─── Raw data ───

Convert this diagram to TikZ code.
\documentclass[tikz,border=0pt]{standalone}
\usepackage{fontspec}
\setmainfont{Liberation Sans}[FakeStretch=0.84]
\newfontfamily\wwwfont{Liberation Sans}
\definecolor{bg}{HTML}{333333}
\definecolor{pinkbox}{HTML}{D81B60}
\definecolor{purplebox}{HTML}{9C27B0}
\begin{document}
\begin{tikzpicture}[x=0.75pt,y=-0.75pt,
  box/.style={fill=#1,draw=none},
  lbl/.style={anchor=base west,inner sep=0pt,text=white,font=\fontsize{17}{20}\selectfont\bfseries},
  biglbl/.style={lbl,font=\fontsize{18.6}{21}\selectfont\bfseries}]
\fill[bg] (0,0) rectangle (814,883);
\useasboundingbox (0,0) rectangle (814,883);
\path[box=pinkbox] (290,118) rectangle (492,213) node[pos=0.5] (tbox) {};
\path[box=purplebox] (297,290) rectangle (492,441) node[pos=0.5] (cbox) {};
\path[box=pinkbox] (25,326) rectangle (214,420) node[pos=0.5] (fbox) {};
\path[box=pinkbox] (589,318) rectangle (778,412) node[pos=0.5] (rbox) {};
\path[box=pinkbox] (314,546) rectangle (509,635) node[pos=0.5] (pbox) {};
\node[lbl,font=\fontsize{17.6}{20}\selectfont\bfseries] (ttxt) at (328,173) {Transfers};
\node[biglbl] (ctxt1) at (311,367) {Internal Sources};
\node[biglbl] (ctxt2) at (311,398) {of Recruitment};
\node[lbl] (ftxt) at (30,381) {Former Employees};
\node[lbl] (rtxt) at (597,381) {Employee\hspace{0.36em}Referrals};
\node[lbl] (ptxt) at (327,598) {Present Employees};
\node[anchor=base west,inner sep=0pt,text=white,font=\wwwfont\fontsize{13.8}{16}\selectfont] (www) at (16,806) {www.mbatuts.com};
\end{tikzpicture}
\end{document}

───

To do.
The listing above must be transcribed exactly, line by line.

The response.
Convert this diagram to TikZ code.
\documentclass[tikz,border=0pt]{standalone}
\usepackage{fontspec}
\setmainfont{Liberation Sans}[FakeStretch=0.84]
\newfontfamily\wwwfont{Liberation Sans}
\definecolor{bg}{HTML}{333333}
\definecolor{pinkbox}{HTML}{D81B60}
\definecolor{purplebox}{HTML}{9C27B0}
\begin{document}
\begin{tikzpicture}[x=0.75pt,y=-0.75pt,
  box/.style={fill=#1,draw=none},
  lbl/.style={anchor=base west,inner sep=0pt,text=white,font=\fontsize{17}{20}\selectfont\bfseries},
  biglbl/.style={lbl,font=\fontsize{18.6}{21}\selectfont\bfseries}]
\fill[bg] (0,0) rectangle (814,883);
\useasboundingbox (0,0) rectangle (814,883);
\path[box=pinkbox] (290,118) rectangle (492,213) node[pos=0.5] (tbox) {};
\path[box=purplebox] (297,290) rectangle (492,441) node[pos=0.5] (cbox) {};
\path[box=pinkbox] (25,326) rectangle (214,420) node[pos=0.5] (fbox) {};
\path[box=pinkbox] (589,318) rectangle (778,412) node[pos=0.5] (rbox) {};
\path[box=pinkbox] (314,546) rectangle (509,635) node[pos=0.5] (pbox) {};
\node[lbl,font=\fontsize{17.6}{20}\selectfont\bfseries] (ttxt) at (328,173) {Transfers};
\node[biglbl] (ctxt1) at (311,367) {Internal Sources};
\node[biglbl] (ctxt2) at (311,398) {of Recruitment};
\node[lbl] (ftxt) at (30,381) {Former Employees};
\node[lbl] (rtxt) at (597,381) {Employee\hspace{0.36em}Referrals};
\node[lbl] (ptxt) at (327,598) {Present Employees};
\node[anchor=base west,inner sep=0pt,text=white,font=\wwwfont\fontsize{13.8}{16}\selectfont] (www) at (16,806) {www.mbatuts.com};
\end{tikzpicture}
\end{document}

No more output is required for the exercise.